Inverse Eigenvalue Problems Of Mass-Damper-Spring Systems

This dissertation studies the inverse mode problems for the spring-mass system and the mass-damper-spring system. The main contributions are as follows.An inverse mode problem of constructing the remaining physical parameters of spring-mass system from its partial physical parameters and two defective eigenpairs is considered. The problem is transferred into inverse eigenvalue problem for Jacobi matrix. The necessary and sufficient conditions for the construction of a physically realizable spring-mass system with positive parameters are derived.An inverse mode problem of constructing the physical parameters of mass-damper-spring system from its complex mode, a real mode of the associated undamped system and the total mass is considered. The problem is transferred into inverse eigenvalue problem for quadratic Jacobi pencil. The necessary and sufficient conditions for constructing the mass-damper-spring system uniquely with positive parameters are derived.The simply connected spring-mass system and the modified systems (a single vicious damper is attached to between one mass and the ground or between two masses) are considered.
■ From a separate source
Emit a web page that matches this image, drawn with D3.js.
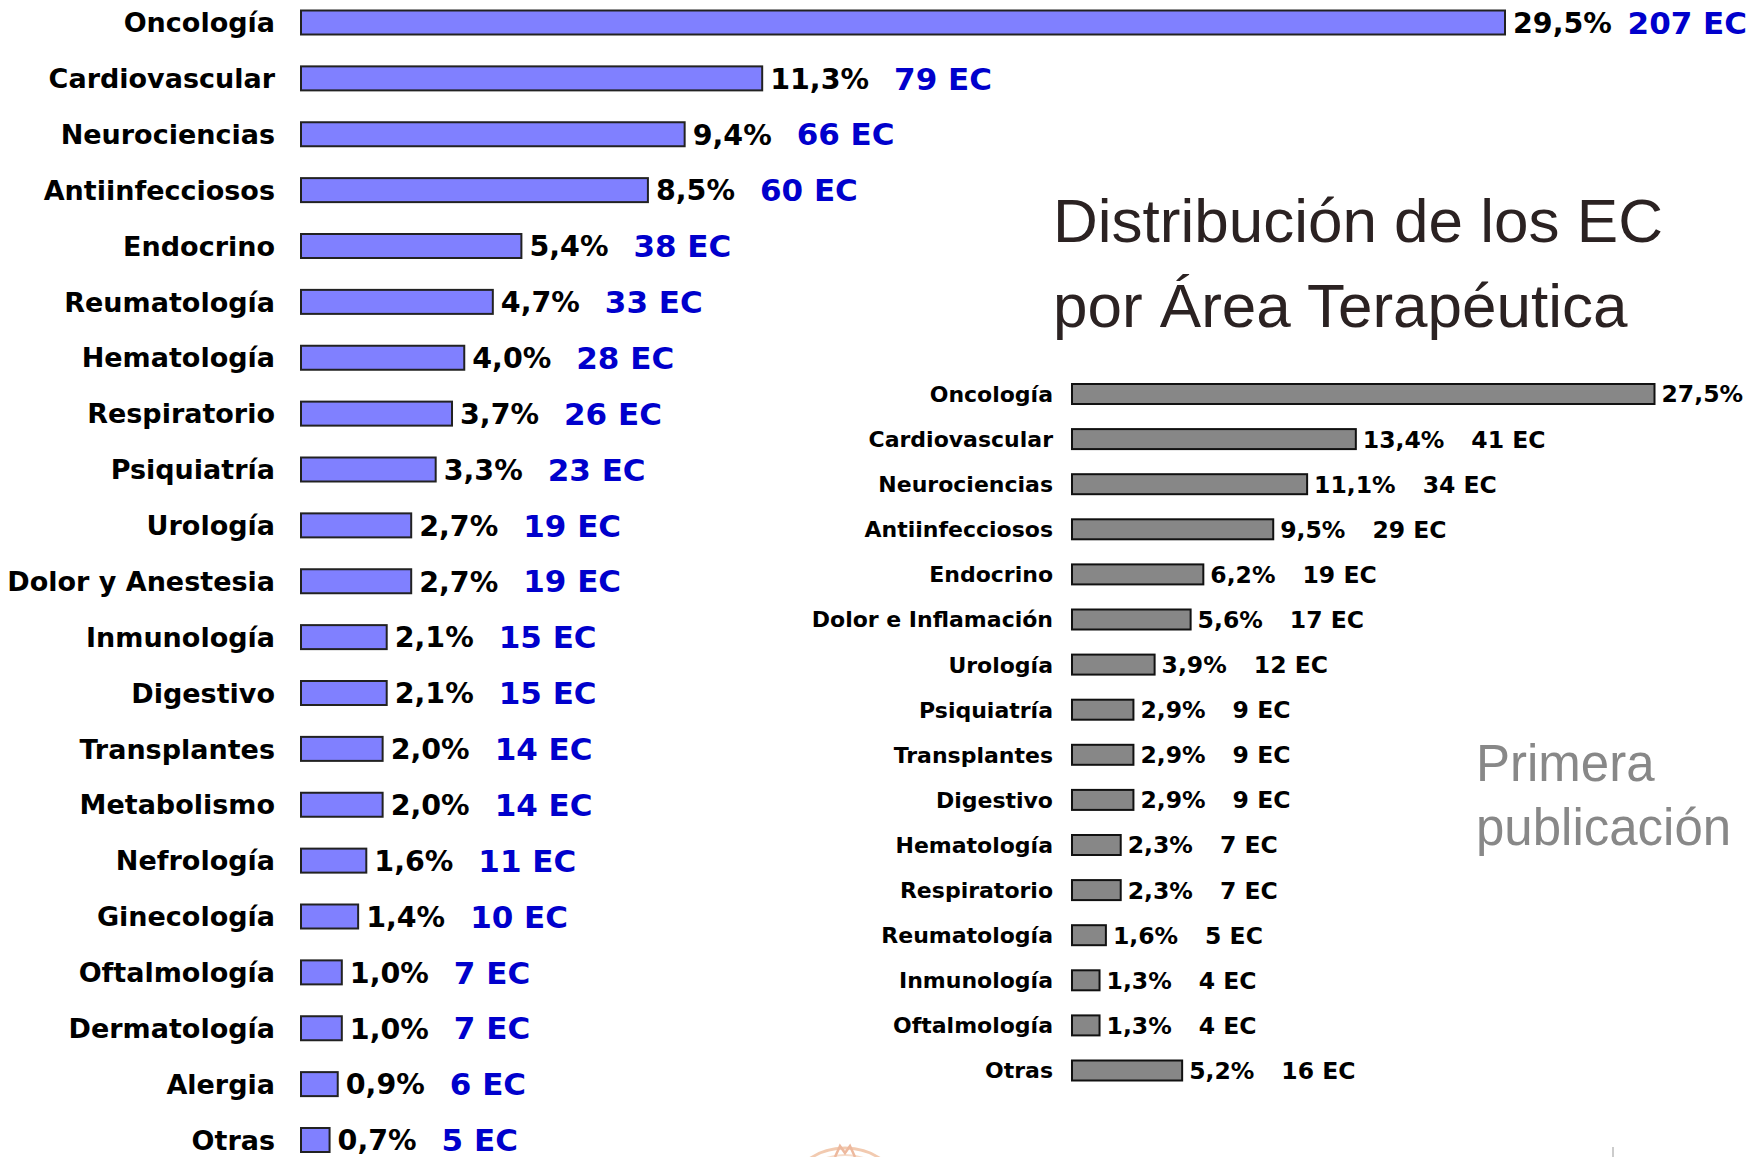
<!DOCTYPE html>
<html><head><meta charset="utf-8">
<script src="https://cdn.jsdelivr.net/npm/d3@7"></script>
<style>html,body{margin:0;padding:0;background:#fff;overflow:hidden}</style>
</head><body>
<script>
// ---- Data: all trials (left) ----
const leftCategories = ["Oncología","Cardiovascular","Neurociencias","Antiinfecciosos","Endocrino","Reumatología","Hematología","Respiratorio","Psiquiatría","Urología","Dolor y Anestesia","Inmunología","Digestivo","Transplantes","Metabolismo","Nefrología","Ginecología","Oftalmología","Dermatología","Alergia","Otras"];
const leftPercent = [29.5,11.3,9.4,8.5,5.4,4.7,4.0,3.7,3.3,2.7,2.7,2.1,2.1,2.0,2.0,1.6,1.4,1.0,1.0,0.9,0.7];
const leftCount = [207,79,66,60,38,33,28,26,23,19,19,15,15,14,14,11,10,7,7,6,5];

// ---- Data: first publication (right) ----
// Oncología's count label falls outside the picture in the reference, so it is not shown (null).
const rightCategories = ["Oncología","Cardiovascular","Neurociencias","Antiinfecciosos","Endocrino","Dolor e Inflamación","Urología","Psiquiatría","Transplantes","Digestivo","Hematología","Respiratorio","Reumatología","Inmunología","Oftalmología","Otras"];
const rightPercent = [27.5,13.4,11.1,9.5,6.2,5.6,3.9,2.9,2.9,2.9,2.3,2.3,1.6,1.3,1.3,5.2];
const rightCount = [null,41,34,29,19,17,12,9,9,9,7,7,5,4,4,16];

const titleLines = ["Distribución de los EC","por Área Terapéutica"];
const subtitleLines = ["Primera","publicación"];

const W = 1753, H = 1157;
const fmtPct = v => d3.format(".1f")(v).replace(".", ",") + "%";
const fmtEC = v => v == null ? "" : v + " EC";

const svg = d3.select("body").append("svg").attr("width", W).attr("height", H)
  .style("font-family", "'DejaVu Sans', Verdana, sans-serif");

function drawChart(cfg) {
  const data = cfg.cats.map((c, i) => ({cat: c, pct: cfg.pct[i], n: cfg.cnt[i]}));
  const x = d3.scaleLinear().domain([0, d3.max(cfg.pct)]).range([0, cfg.maxLen]);
  const y = d3.scalePoint().domain(cfg.cats).range(cfg.yRange);
  const g = svg.append("g").attr("transform", `translate(${cfg.x0},0)`);
  const rows = g.selectAll("g.row").data(data).join("g").attr("class", "row")
    .attr("transform", d => `translate(0,${y(d.cat)})`);
  rows.append("rect")
    .attr("x", 0).attr("y", -cfg.barH / 2)
    .attr("width", d => x(d.pct)).attr("height", cfg.barH)
    .attr("fill", cfg.fill).attr("stroke", cfg.stroke).attr("stroke-width", cfg.sw);
  rows.append("text")
    .attr("x", -cfg.labelGap).attr("dy", "0.36em").attr("text-anchor", "end")
    .attr("font-size", cfg.labelSize).attr("font-weight", "bold").attr("fill", "#000")
    .text(d => d.cat);
  const pctT = rows.append("text")
    .attr("x", d => x(d.pct) + cfg.pctGap).attr("dy", "0.36em")
    .attr("font-size", cfg.pctSize).attr("font-weight", "bold").attr("fill", "#000")
    .text(d => fmtPct(d.pct));
  rows.filter(d => d.n != null).append("text")
    .attr("dy", "0.36em")
    .attr("font-size", cfg.ecSize).attr("font-weight", "bold").attr("fill", cfg.ecColor)
    .text(d => fmtEC(d.n))
    .each(function(d) {
      const i = data.indexOf(d);
      const pw = pctT.nodes()[i].getComputedTextLength();
      let xx = x(d.pct) + cfg.pctGap + pw + cfg.ecGap;
      const ew = this.getComputedTextLength();
      if (cfg.fit && cfg.x0 + xx + ew > W - 6) xx = Math.max(x(d.pct) + cfg.pctGap + pw + 12, W - 6 - ew - cfg.x0);
      d3.select(this).attr("x", xx);
    });
}

drawChart({
  cats: leftCategories, pct: leftPercent, cnt: leftCount,
  x0: 301, maxLen: 1204, yRange: [22.5, 1140], barH: 24,
  fill: "#8080ff", stroke: "#222", sw: 2,
  labelGap: 26, labelSize: 27, pctGap: 8, pctSize: 28.5,
  ecGap: 25, ecSize: 31, ecColor: "#0000cc", fit: true
});

drawChart({
  cats: rightCategories, pct: rightPercent, cnt: rightCount,
  x0: 1072, maxLen: 582.5, yRange: [394, 1070.5], barH: 20,
  fill: "#878787", stroke: "#111", sw: 2,
  labelGap: 19, labelSize: 22, pctGap: 7, pctSize: 23.5,
  ecGap: 27, ecSize: 23.5, ecColor: "#000", fit: false
});

// Title
svg.append("g").selectAll("text").data(titleLines).join("text")
  .attr("x", 1053).attr("y", (d, i) => 242 + i * 85)
  .attr("font-family", "'Liberation Sans', Arial, sans-serif")
  .attr("font-size", 62).attr("fill", "#2b2222")
  .text(d => d);

// Subtitle
svg.append("g").selectAll("text").data(subtitleLines).join("text")
  .attr("x", 1476).attr("y", (d, i) => 781 + i * 64)
  .attr("font-family", "'Liberation Sans', Arial, sans-serif")
  .attr("font-size", 51).attr("fill", "#888")
  .text(d => d);

// Faint logo fragment and divider at the bottom
const logo = svg.append("g").attr("opacity", 0.55);
logo.append("ellipse").attr("cx", 845).attr("cy", 1200).attr("rx", 58).attr("ry", 52)
  .attr("fill", "none").attr("stroke", "#e8a070").attr("stroke-width", 3);
logo.append("ellipse").attr("cx", 845).attr("cy", 1200).attr("rx", 50).attr("ry", 45)
  .attr("fill", "none").attr("stroke", "#f0c0a0").attr("stroke-width", 2);
logo.append("path").attr("d", "M835,1157 L840,1146 L845,1153 L850,1146 L855,1157")
  .attr("fill", "none").attr("stroke", "#e08050").attr("stroke-width", 2.5);
svg.append("line").attr("x1", 1613).attr("x2", 1613).attr("y1", 1147).attr("y2", 1157)
  .attr("stroke", "#bbb").attr("stroke-width", 1.5);
</script>
</body></html>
Given one eigenpair of the simply connected spring-mass system and one eigenpair of its modified system respectively, two classes of the inverse mode problems are presented. The necessary and sufficient conditions for the reconstruction of a physical realizable system with positive mass and stiffness elements from the known data are derived. If these conditions are satisfied, the simply connected spring-mass system may be constructed uniquely.